WHAT IS ASKED:
Count the lines below that contain the word "this" and give only that number.

[Charts and diagrams as code]
#####
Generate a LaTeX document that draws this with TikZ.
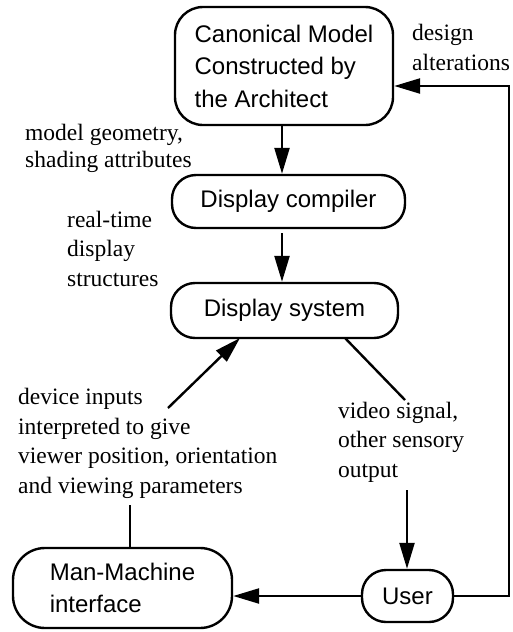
\documentclass[tikz,border=0pt]{standalone}
\usepackage{fontspec}
\setmainfont{Liberation Serif}
\setsansfont{Liberation Sans}
\usetikzlibrary{arrows.meta}
\begin{document}
\begin{tikzpicture}[x=1pt,y=-1pt,
  box/.style={draw, line width=2.4pt, rounded corners=#1, inner sep=0pt, align=left, font={\sffamily\fontsize{24}{32.5}\selectfont}},
  box/.default=24pt,
  lbl/.style={anchor=base west, inner sep=0pt, align=left, font={\fontsize{23.5}{29.5}\selectfont}},
  arr/.style={line width=2.4pt, line join=miter, -{Triangle[length=26pt,width=15pt]}},
  ln/.style={line width=2.4pt},
  thin/.style={line width=1.8pt}]
\useasboundingbox (0,0) rectangle (512,632);
% boxes
\node[box=28pt, minimum width=218pt, minimum height=118pt] (canon) at (284,66) {Canonical Model\\Constructed by\\the Architect};
\node[box, minimum width=233pt, minimum height=53pt] (comp) at (288.5,201.5) {Display compiler};
\node[box, minimum width=227pt, minimum height=55pt] (dsys) at (284.5,310.5) {Display system};
\node[box=32pt, minimum width=219pt, minimum height=80pt] (mmi) at (122.5,588) {Man-Machine\\interface};
\node[box, minimum width=91pt, minimum height=52pt] (user) at (407.5,596) {User};
% labels (anchored at the baseline of their last line)
\node[lbl] (tdesign) at (412,70) {design\\alterations};
\node[lbl, font={\fontsize{23.5}{26.5}\selectfont}] (tgeom) at (25,167) {model geometry,\\shading attributes};
\node[lbl] (treal) at (67,286) {real-time\\display\\structures};
\node[lbl] (tdev) at (18,493) {device inputs\\interpreted to give\\viewer position, orientation\\and viewing parameters};
\node[lbl] (tvid) at (338,477) {video signal,\\other sensory\\output};
% coordinates
\coordinate (c1) at (282,125);
\coordinate (c2) at (282,233);
\coordinate (din) at (168,408);
\coordinate (dtip) at (240,338);
\coordinate (vsa) at (345,338);
\coordinate (vsb) at (405,400);
\coordinate (vo) at (407,490);
\coordinate (dp) at (130,505);
\coordinate (fb) at (509,86);
% connectors
\draw[arr] (c1 |- canon.south) -- (c1 |- comp.north);
\draw[arr] (c2) -- (c2 |- dsys.north);
\draw[arr] (din) -- (dtip);
\draw[ln] (vsa) -- (vsb);
\draw[arr] (vo) -- (vo |- user.north);
\draw[thin] (dp) -- (dp |- mmi.north);
\draw[arr] (user.west) -- (user.west -| mmi.east);
\draw[arr] (user.east) -| (fb) -- (fb -| canon.east);
\end{tikzpicture}
\end{document}
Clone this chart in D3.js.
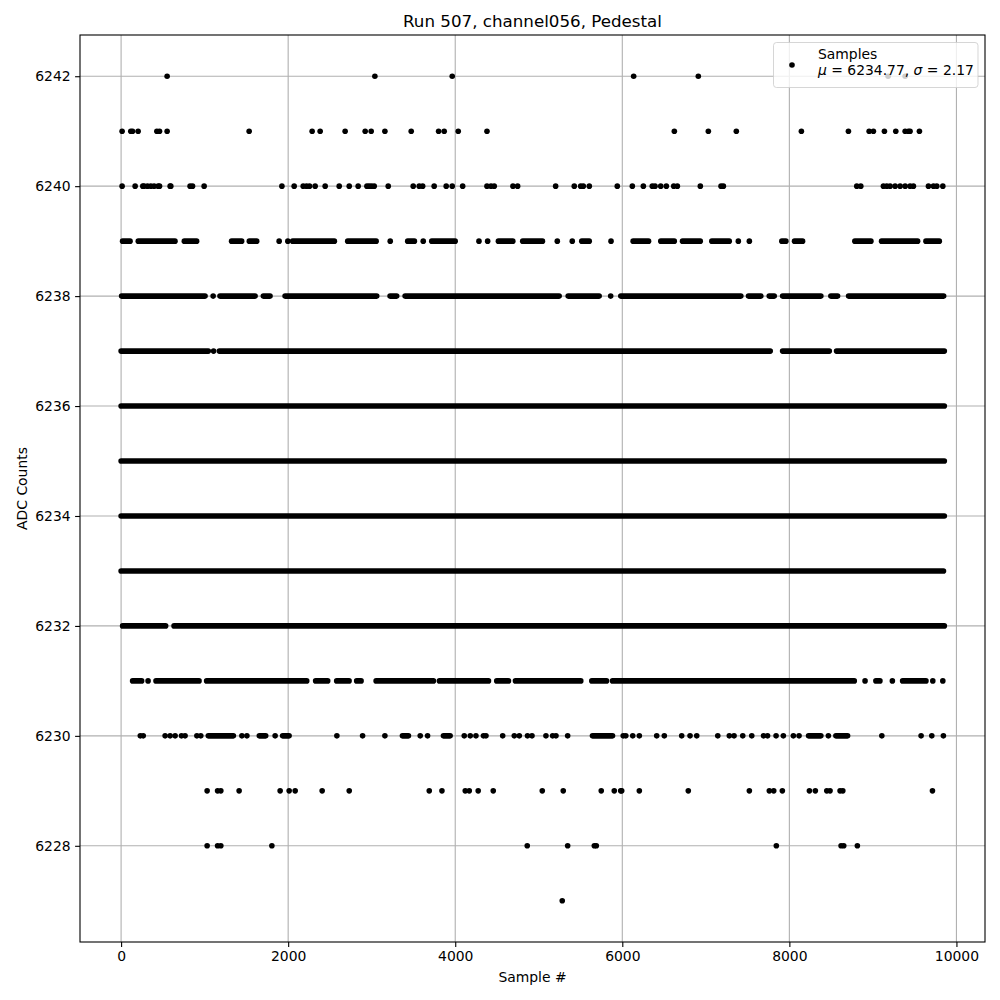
<!DOCTYPE html>
<html><head><meta charset="utf-8">
<script src="https://cdn.jsdelivr.net/npm/d3@7"></script>
<style>body{margin:0;background:#fff}svg{display:block}text{font-family:"DejaVu Sans",sans-serif;fill:#000}</style>
</head><body><svg id="c" width="1000" height="1000"></svg>
<script>
// ADC levels and the sample indices found at each level.
// A number is one sample; a pair [a,b] is a run of consecutive samples at that level.
const levels = [6242,6241,6240,6239,6238,6237,6236,6235,6234,6233,6232,6231,6230,6229,6228,6227];
const l6242 = [551,3038,3964,6136,6910,9182,9386];
const l6241 = [12,116,137,204,428,460,551,1533,2287,2383,2682,2922,2994,3158,3473,3801,3868,4036,4380,6623,7030,7365,8144,8707,8955,9006,9138,9274,9386,9425,9445,9557];
const l6240 = [12,168,260,275,316,356,395,443,460,587,595,826,855,994,1925,2072,2180,2220,2256,2323,2443,2611,2731,2838,2943,2970,2999,3030,3198,3497,3569,3610,3748,3892,3964,4089,4380,4428,4467,4691,4747,5202,5425,5502,5533,5605,5940,6120,6252,6359,6392,6460,6527,6616,6659,6934,7182,7210,8807,8855,9126,9166,9206,9266,9326,9386,9445,9485,9665,9725,9765,9837];
const l6239 = [[18,107],[206,645],[757,904],[1323,1443],[1535,1623],1892,1996,[2054,2553],[2713,3053],3222,[3431,3511],3617,[3719,3999],4284,4388,[4517,4689],[4808,5044],5222,5401,[5515,5604],5865,[6130,6314],[6461,6622],[6721,6933],[7072,7280],7389,7521,[7910,7958],[8062,8158],[8784,8976],[9104,9535],[9635,9795]];
const l6238 = [[6,1005],1102,[1184,1604],[1703,1783],[1963,3060],[3220,3299],[3400,5244],[5352,5723],5861,[5982,7419],[7511,7659],[7759,7819],[7919,8377],[8497,8577],[8709,9847]];
const l6237 = [[0,1044],1107,[1176,7771],[7919,8478],[8565,9855]];
const l6236 = [[0,9855]];
const l6235 = [[0,9855]];
const l6234 = [[0,9855]];
const l6233 = [[0,9845]];
const l6232 = [[18,533],[634,9855]];
const l6231 = [[138,246],323,[418,933],[1024,2222],[2329,2473],[2581,2729],[2820,2873],[3053,3739],[3811,4398],[4497,4637],[4721,5503],[5635,5811],[5883,8777],8906,[9036,9084],9233,[9356,9635],9717,9837];
const l6230 = [230,265,527,587,647,723,766,907,954,[1044,1344],1446,1506,[1655,1731],1844,[1934,2011],2583,2891,3158,[3368,3440],3581,3669,[3859,3939],4108,4180,4248,4338,4368,4568,4707,4767,4865,4919,5086,5166,5206,5346,[5643,5883],6011,6042,6125,6204,6412,6503,6711,6811,6891,7143,7281,7338,7442,7550,7691,7739,7841,7928,8048,8116,[8230,8377],8467,[8557,8697],9107,9577,9705,9844];
const l6229 = [1030,1155,1194,1413,1904,2012,2084,2407,2731,3689,3841,4120,4168,4275,4455,5042,5293,5748,5904,5981,5993,6204,6790,7521,7760,7813,7916,8240,8311,8448,8487,8607,8640,9713];
const l6228 = [1030,1155,1194,1805,4862,5346,5665,5689,7844,8619,8651,8814];
const l6227 = [5281];
const levelData = [l6242,l6241,l6240,l6239,l6238,l6237,l6236,l6235,l6234,l6233,l6232,l6231,l6230,l6229,l6228,l6227];

const xTicks = [0,2000,4000,6000,8000,10000];
const yTicks = [6228,6230,6232,6234,6236,6238,6240,6242];
const xDomain = [-492, 10342];
const yDomain = [6226.25, 6242.75];
const title = "Run 507, channel056, Pedestal";
const xLabel = "Sample #";
const yLabel = "ADC Counts";
const legendName = "Samples";
const mu = "6234.77", sigma = "2.17";

const L = 80, R = 985, T = 35, B = 942, rad = 2.8;
const svg = d3.select("#c");
const x = d3.scaleLinear().domain(xDomain).range([L, R]);
const y = d3.scaleLinear().domain(yDomain).range([B, T]);

// grid
const grid = svg.append("g").attr("stroke", "#b0b0b0").attr("stroke-width", 1.1);
grid.selectAll(".gx").data(xTicks).join("line")
  .attr("x1", d => x(d)).attr("x2", d => x(d)).attr("y1", T).attr("y2", B);
grid.selectAll(".gy").data(yTicks).join("line")
  .attr("y1", d => y(d)).attr("y2", d => y(d)).attr("x1", L).attr("x2", R);

// points
const rows = levels.map((lv, i) => ({lv, items: levelData[i]}));
const pg = svg.append("g");
rows.forEach(r => {
  const singles = r.items.filter(d => typeof d === "number");
  const runs = r.items.filter(d => Array.isArray(d));
  pg.selectAll(null).data(runs).join("line")
    .attr("x1", d => x(d[0])).attr("x2", d => x(d[1]))
    .attr("y1", y(r.lv)).attr("y2", y(r.lv))
    .attr("stroke", "#000").attr("stroke-width", rad * 2).attr("stroke-linecap", "round");
  pg.selectAll(null).data(singles).join("circle")
    .attr("cx", d => x(d)).attr("cy", y(r.lv)).attr("r", rad).attr("fill", "#000");
});

// axes
const xAxis = d3.axisBottom(x).tickValues(xTicks).tickFormat(d3.format("d")).tickSize(4.9).tickPadding(4.5);
const yAxis = d3.axisLeft(y).tickValues(yTicks).tickFormat(d3.format("d")).tickSize(4.9).tickPadding(4.5);
const gx = svg.append("g").attr("transform", `translate(0,${B})`).call(xAxis);
const gy = svg.append("g").attr("transform", `translate(${L},0)`).call(yAxis);
[gx, gy].forEach(g => {
  g.select(".domain").remove();
  g.selectAll(".tick line").attr("stroke", "#000").attr("stroke-width", 1.1);
  g.selectAll(".tick text").attr("font-size", "13.9px").attr("font-family", "DejaVu Sans").attr("fill", "#000");
});
svg.append("rect").attr("x", L).attr("y", T).attr("width", R - L).attr("height", B - T)
  .attr("fill", "none").attr("stroke", "#000").attr("stroke-width", 1.1);

// labels
svg.append("text").attr("x", (L + R) / 2).attr("y", 27).attr("text-anchor", "middle")
  .attr("font-size", "16.7px").text(title);
svg.append("text").attr("x", (L + R) / 2).attr("y", 982).attr("text-anchor", "middle")
  .attr("font-size", "13.9px").text(xLabel);
svg.append("text").attr("transform", `translate(27,${(T + B) / 2}) rotate(-90)`).attr("text-anchor", "middle")
  .attr("font-size", "13.9px").text(yLabel);

// legend
const lg = svg.append("g");
lg.append("rect").attr("x", 773.5).attr("y", 42.5).attr("width", 204.5).attr("height", 45).attr("rx", 3)
  .attr("fill", "#fff").attr("fill-opacity", 0.8).attr("stroke", "#cccccc").attr("stroke-opacity", 0.8);
lg.append("circle").attr("cx", 792).attr("cy", 65).attr("r", rad).attr("fill", "#000");
lg.append("text").attr("x", 818).attr("y", 59).attr("font-size", "13.9px").text(legendName);
const t2 = lg.append("text").attr("x", 818).attr("y", 75).attr("font-size", "13.9px");
t2.append("tspan").attr("font-style", "italic").text("μ");
t2.append("tspan").text(" = " + mu + ", ");
t2.append("tspan").attr("font-style", "italic").text("σ");
t2.append("tspan").text(" = " + sigma);
</script></body></html>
#####
EXERCISE RESPONSE:
2